Like most allegorical readings, this interpretation of "The Demon Lover" will invite questions, and some of the suggested parallels may not persuade everyone. It should be remembered, though, that other tales in Ivy Gripped the Steps and Other Stories are fantastic and hallucinatory but above all about people's experience of war. In "Mysterious Kôr" a young woman is preoccupied by a waking dream of escape to the mythical city of Kôr, arguing that "if you can blow places out of existence, you can blow places into it." In "The Happy Autumn Fields," another young woman seems to lead a dual existence: one in London during the Blitz and one in the country at the turn of the century. Neither story is totally explicable in rational terms, but both dramatize what Bowen called "resistance to the annihilation that was threatening [them]—war."

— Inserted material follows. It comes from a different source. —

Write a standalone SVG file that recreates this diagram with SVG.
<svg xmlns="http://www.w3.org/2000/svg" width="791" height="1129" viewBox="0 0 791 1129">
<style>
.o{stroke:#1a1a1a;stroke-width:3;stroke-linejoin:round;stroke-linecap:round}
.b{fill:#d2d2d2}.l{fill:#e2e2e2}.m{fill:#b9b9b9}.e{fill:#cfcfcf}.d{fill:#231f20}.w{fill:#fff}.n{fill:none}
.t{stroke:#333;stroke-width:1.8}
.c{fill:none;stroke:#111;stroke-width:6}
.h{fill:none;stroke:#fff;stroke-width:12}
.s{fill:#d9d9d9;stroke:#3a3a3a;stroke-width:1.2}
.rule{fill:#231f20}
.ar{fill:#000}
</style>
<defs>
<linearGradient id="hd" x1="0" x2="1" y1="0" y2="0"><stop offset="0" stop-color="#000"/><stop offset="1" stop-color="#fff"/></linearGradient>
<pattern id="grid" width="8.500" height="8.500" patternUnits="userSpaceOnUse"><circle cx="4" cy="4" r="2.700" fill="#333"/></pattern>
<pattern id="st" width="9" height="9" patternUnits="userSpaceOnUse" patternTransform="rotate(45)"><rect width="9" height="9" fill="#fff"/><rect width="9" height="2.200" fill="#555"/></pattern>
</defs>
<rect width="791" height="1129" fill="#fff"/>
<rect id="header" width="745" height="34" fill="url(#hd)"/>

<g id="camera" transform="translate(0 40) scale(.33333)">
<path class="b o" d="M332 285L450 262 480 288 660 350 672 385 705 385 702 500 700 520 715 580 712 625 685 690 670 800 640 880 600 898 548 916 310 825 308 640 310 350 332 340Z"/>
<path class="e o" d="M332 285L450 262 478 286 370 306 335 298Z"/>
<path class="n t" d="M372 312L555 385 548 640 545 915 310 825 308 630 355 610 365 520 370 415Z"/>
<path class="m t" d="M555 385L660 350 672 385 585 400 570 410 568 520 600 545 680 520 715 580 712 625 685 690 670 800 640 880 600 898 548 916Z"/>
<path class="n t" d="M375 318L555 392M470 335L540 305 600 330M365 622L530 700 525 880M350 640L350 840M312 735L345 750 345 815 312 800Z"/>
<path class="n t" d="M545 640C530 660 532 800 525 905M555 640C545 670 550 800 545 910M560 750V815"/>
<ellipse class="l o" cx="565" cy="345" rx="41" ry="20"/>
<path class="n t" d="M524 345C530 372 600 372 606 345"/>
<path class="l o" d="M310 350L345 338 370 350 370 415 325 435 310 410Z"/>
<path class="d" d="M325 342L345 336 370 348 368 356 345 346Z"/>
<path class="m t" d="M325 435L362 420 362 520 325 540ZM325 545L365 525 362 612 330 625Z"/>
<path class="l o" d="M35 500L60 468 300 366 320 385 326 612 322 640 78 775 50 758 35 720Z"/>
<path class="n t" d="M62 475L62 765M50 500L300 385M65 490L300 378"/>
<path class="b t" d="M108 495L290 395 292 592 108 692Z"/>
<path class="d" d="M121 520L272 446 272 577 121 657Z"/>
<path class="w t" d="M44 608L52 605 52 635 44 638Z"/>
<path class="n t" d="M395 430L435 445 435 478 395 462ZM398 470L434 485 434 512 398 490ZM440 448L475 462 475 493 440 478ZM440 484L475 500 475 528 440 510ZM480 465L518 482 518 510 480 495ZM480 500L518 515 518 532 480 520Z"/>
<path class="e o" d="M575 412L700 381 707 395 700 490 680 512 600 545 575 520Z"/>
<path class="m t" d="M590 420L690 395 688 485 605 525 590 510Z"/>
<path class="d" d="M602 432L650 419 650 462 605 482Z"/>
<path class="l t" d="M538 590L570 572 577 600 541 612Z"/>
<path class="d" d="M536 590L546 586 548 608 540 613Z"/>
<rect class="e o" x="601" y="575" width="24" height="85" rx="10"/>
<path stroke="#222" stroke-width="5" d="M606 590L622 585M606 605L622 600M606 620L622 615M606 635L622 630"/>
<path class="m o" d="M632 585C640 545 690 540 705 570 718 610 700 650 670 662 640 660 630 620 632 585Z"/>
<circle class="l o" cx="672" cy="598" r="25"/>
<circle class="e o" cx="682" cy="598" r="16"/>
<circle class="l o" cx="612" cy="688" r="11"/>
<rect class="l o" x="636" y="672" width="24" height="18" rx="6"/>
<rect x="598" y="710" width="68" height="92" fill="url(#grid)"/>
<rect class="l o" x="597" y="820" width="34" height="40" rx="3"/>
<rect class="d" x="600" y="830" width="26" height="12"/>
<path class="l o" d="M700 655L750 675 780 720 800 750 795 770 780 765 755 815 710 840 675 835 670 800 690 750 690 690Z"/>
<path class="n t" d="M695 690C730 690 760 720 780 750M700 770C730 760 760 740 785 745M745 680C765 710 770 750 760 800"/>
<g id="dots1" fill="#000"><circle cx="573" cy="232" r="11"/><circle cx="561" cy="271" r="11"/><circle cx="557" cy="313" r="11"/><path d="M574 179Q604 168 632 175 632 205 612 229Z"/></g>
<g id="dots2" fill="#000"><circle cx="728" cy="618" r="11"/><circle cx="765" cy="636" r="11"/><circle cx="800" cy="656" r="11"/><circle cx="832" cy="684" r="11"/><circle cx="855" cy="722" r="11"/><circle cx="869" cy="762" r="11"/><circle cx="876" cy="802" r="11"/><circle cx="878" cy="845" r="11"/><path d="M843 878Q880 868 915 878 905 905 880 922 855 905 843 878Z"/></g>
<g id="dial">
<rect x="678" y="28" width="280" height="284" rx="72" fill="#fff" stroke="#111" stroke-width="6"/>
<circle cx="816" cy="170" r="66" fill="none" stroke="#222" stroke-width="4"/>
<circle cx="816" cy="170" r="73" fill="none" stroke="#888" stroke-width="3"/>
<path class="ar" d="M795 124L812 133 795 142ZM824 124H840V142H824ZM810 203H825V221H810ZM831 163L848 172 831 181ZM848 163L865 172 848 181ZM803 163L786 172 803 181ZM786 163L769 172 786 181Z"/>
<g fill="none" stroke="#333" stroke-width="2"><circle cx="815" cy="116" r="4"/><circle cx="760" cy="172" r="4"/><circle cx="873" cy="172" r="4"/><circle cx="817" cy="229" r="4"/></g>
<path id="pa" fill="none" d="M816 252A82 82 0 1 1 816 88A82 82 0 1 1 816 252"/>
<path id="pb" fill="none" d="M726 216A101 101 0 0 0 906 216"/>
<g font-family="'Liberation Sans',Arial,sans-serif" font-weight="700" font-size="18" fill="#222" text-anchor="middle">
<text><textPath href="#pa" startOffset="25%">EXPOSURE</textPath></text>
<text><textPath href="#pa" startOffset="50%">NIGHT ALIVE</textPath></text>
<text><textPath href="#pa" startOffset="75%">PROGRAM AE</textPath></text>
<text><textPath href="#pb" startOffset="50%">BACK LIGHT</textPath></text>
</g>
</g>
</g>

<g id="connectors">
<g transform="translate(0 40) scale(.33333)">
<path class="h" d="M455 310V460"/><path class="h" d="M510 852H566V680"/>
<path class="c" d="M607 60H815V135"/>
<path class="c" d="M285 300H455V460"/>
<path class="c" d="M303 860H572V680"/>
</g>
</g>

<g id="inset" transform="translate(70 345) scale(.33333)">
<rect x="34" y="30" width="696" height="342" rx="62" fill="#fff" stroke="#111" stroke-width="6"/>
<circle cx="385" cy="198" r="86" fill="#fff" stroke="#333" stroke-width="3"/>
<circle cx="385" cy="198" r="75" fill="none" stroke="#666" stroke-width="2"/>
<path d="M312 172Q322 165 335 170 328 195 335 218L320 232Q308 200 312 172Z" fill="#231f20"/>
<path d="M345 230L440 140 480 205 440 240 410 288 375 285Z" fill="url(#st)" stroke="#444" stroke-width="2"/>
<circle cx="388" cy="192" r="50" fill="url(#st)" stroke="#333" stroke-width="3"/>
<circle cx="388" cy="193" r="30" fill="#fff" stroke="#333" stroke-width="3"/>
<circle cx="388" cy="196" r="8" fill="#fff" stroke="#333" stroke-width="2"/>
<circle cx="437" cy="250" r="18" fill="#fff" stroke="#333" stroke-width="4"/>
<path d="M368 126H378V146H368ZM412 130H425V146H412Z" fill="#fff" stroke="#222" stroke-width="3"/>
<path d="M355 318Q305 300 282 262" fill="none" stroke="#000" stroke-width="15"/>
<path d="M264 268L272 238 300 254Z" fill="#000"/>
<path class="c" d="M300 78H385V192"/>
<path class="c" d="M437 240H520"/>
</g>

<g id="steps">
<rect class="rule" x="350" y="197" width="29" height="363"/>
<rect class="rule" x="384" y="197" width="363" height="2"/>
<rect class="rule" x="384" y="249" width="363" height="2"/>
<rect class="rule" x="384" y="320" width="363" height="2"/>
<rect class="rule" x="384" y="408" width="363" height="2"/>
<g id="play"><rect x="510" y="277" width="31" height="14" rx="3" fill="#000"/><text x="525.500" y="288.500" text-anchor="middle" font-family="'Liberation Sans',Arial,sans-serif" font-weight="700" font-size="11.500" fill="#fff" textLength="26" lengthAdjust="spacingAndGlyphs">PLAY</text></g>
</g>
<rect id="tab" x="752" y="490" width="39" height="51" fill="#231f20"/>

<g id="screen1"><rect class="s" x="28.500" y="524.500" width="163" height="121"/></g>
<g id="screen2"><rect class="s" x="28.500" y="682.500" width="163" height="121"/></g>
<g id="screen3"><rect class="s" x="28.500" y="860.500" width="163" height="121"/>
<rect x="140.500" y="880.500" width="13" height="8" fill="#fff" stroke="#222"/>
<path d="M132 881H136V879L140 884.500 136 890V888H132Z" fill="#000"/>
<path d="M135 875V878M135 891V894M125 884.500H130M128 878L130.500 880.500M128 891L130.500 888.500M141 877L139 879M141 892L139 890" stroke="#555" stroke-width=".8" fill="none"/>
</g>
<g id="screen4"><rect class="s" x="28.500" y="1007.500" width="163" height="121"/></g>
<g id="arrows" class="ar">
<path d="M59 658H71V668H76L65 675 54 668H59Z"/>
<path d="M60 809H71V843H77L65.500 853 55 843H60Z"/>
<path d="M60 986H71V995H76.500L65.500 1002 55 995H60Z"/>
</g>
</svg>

"The Demon Lover" is another reaction to that threatened annihilation but also a reminder of its origins. Always conscious of the formative influence of the past, Bowen wrote a book about her family home, Bowen's Court, in 1942, and in an afterword staled: "War is not an accident: it is an outcome. One cannot look back too far to ask, of what?" "The Demon Lover" links the Second World War to the First and concludes horrifically that our "sinister troth" with war is inescapable. The final image of Kathleen trapped in a taxi "accelerating without mercy" into the "hinterland of deserted streets" perfectly captures the feelings of millions of people who in 1941 seemed to be propelled at an increasingly frenzied pace into a European wasteland of rubble and death. Like Kathleen, they could only scream.